What is asked — Return the listing below exactly, with the pictures dropped.
>>>
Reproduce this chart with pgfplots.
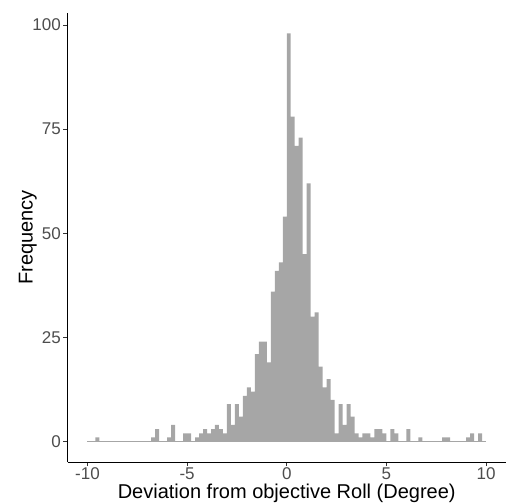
\documentclass[border=0pt]{standalone}
\usepackage{pgfplots}
\pgfplotsset{compat=1.18}
\usepackage{pgfplotstable}
\usepackage{fontspec}
\setmainfont{Liberation Sans}
\definecolor{barcol}{RGB}{166,166,166}
\definecolor{tickcol}{RGB}{77,77,77}
\definecolor{axcol}{RGB}{51,51,51}
\pgfplotstableread{
x y
-10.0 0
-9.8 0
-9.6 1
-9.4 0
-9.2 0
-9.0 0
-8.8 0
-8.6 0
-8.4 0
-8.2 0
-8.0 0
-7.8 0
-7.6 0
-7.4 0
-7.2 0
-7.0 0
-6.8 1
-6.6 3
-6.4 0
-6.2 0
-6.0 1
-5.8 4
-5.6 0
-5.4 0
-5.2 2
-5.0 2
-4.8 0
-4.6 1
-4.4 2
-4.2 3
-4.0 2
-3.8 3
-3.6 4
-3.4 3
-3.2 2
-3.0 9
-2.8 4
-2.6 9
-2.4 6
-2.2 11
-2.0 13
-1.8 12
-1.6 21
-1.4 24
-1.2 24
-1.0 19
-0.8 36
-0.6 41
-0.4 43
-0.2 54
0.0 98
0.2 78
0.4 71
0.6 73
0.8 45
1.0 62
1.2 30
1.4 31
1.6 18
1.8 13
2.0 15
2.2 10
2.4 2
2.6 9
2.8 4
3.0 9
3.2 6
3.4 2
3.6 1
3.8 2
4.0 2
4.2 1
4.4 3
4.6 3
4.8 2
5.0 0
5.2 3
5.4 2
5.6 0
5.8 0
6.0 3
6.2 0
6.4 0
6.6 1
6.8 0
7.0 0
7.2 0
7.4 0
7.6 0
7.8 1
8.0 1
8.2 0
8.4 0
8.6 0
8.8 0
9.0 1
9.2 2
9.4 0
9.6 2
9.8 0
10.0 0
}\histdata
\begin{document}
\begin{tikzpicture}
\useasboundingbox (-67.5bp,-41bp) rectangle (438.5bp,462bp);
\begin{axis}[
  at={(0,0)}, anchor=south west,
  scale only axis,
  width=438.5bp, height=449bp,
  xmin=-11, xmax=11, ymin=-4.9, ymax=102.9,
  axis x line*=bottom, axis y line*=left,
  axis line style={black, line width=0.8bp},
  xtick={-10,-5,0,5,10}, ytick={0,25,50,75,100},
  tick align=outside, major tick length=4bp,
  tick style={axcol, line width=0.8bp},
  /pgf/number format/assume math mode=true,
  ticklabel style={font=\fontsize{17bp}{19bp}\selectfont, text=tickcol, inner sep=1.5bp},
  xticklabel style={yshift=0bp},
  yticklabel style={xshift=-1bp},
  xlabel={Deviation from objective Roll (Degree)},
  ylabel={Frequency},
  label style={font=\fontsize{20bp}{24bp}\selectfont, text=black, inner sep=1bp},
  xlabel style={at={(axis description cs:0.5,0)}, anchor=base, yshift=-36.5bp},
  ylabel style={at={(axis description cs:0,0.5)}, anchor=base, yshift=35bp},
  clip=false,
]
\addplot[const plot, fill=barcol, draw=none] table[x=x,y=y] {\histdata} \closedcycle;
\addplot[barcol, line width=0.9bp] coordinates {(-10,0) (10,0)};
\end{axis}
\end{tikzpicture}
\end{document}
<<<
Exercise output —
Reproduce this chart with pgfplots.
\documentclass[border=0pt]{standalone}
\usepackage{pgfplots}
\pgfplotsset{compat=1.18}
\usepackage{pgfplotstable}
\usepackage{fontspec}
\setmainfont{Liberation Sans}
\definecolor{barcol}{RGB}{166,166,166}
\definecolor{tickcol}{RGB}{77,77,77}
\definecolor{axcol}{RGB}{51,51,51}
\pgfplotstableread{
x y
-10.0 0
-9.8 0
-9.6 1
-9.4 0
-9.2 0
-9.0 0
-8.8 0
-8.6 0
-8.4 0
-8.2 0
-8.0 0
-7.8 0
-7.6 0
-7.4 0
-7.2 0
-7.0 0
-6.8 1
-6.6 3
-6.4 0
-6.2 0
-6.0 1
-5.8 4
-5.6 0
-5.4 0
-5.2 2
-5.0 2
-4.8 0
-4.6 1
-4.4 2
-4.2 3
-4.0 2
-3.8 3
-3.6 4
-3.4 3
-3.2 2
-3.0 9
-2.8 4
-2.6 9
-2.4 6
-2.2 11
-2.0 13
-1.8 12
-1.6 21
-1.4 24
-1.2 24
-1.0 19
-0.8 36
-0.6 41
-0.4 43
-0.2 54
0.0 98
0.2 78
0.4 71
0.6 73
0.8 45
1.0 62
1.2 30
1.4 31
1.6 18
1.8 13
2.0 15
2.2 10
2.4 2
2.6 9
2.8 4
3.0 9
3.2 6
3.4 2
3.6 1
3.8 2
4.0 2
4.2 1
4.4 3
4.6 3
4.8 2
5.0 0
5.2 3
5.4 2
5.6 0
5.8 0
6.0 3
6.2 0
6.4 0
6.6 1
6.8 0
7.0 0
7.2 0
7.4 0
7.6 0
7.8 1
8.0 1
8.2 0
8.4 0
8.6 0
8.8 0
9.0 1
9.2 2
9.4 0
9.6 2
9.8 0
10.0 0
}\histdata
\begin{document}
\begin{tikzpicture}
\useasboundingbox (-67.5bp,-41bp) rectangle (438.5bp,462bp);
\begin{axis}[
  at={(0,0)}, anchor=south west,
  scale only axis,
  width=438.5bp, height=449bp,
  xmin=-11, xmax=11, ymin=-4.9, ymax=102.9,
  axis x line*=bottom, axis y line*=left,
  axis line style={black, line width=0.8bp},
  xtick={-10,-5,0,5,10}, ytick={0,25,50,75,100},
  tick align=outside, major tick length=4bp,
  tick style={axcol, line width=0.8bp},
  /pgf/number format/assume math mode=true,
  ticklabel style={font=\fontsize{17bp}{19bp}\selectfont, text=tickcol, inner sep=1.5bp},
  xticklabel style={yshift=0bp},
  yticklabel style={xshift=-1bp},
  xlabel={Deviation from objective Roll (Degree)},
  ylabel={Frequency},
  label style={font=\fontsize{20bp}{24bp}\selectfont, text=black, inner sep=1bp},
  xlabel style={at={(axis description cs:0.5,0)}, anchor=base, yshift=-36.5bp},
  ylabel style={at={(axis description cs:0,0.5)}, anchor=base, yshift=35bp},
  clip=false,
]
\addplot[const plot, fill=barcol, draw=none] table[x=x,y=y] {\histdata} \closedcycle;
\addplot[barcol, line width=0.9bp] coordinates {(-10,0) (10,0)};
\end{axis}
\end{tikzpicture}
\end{document}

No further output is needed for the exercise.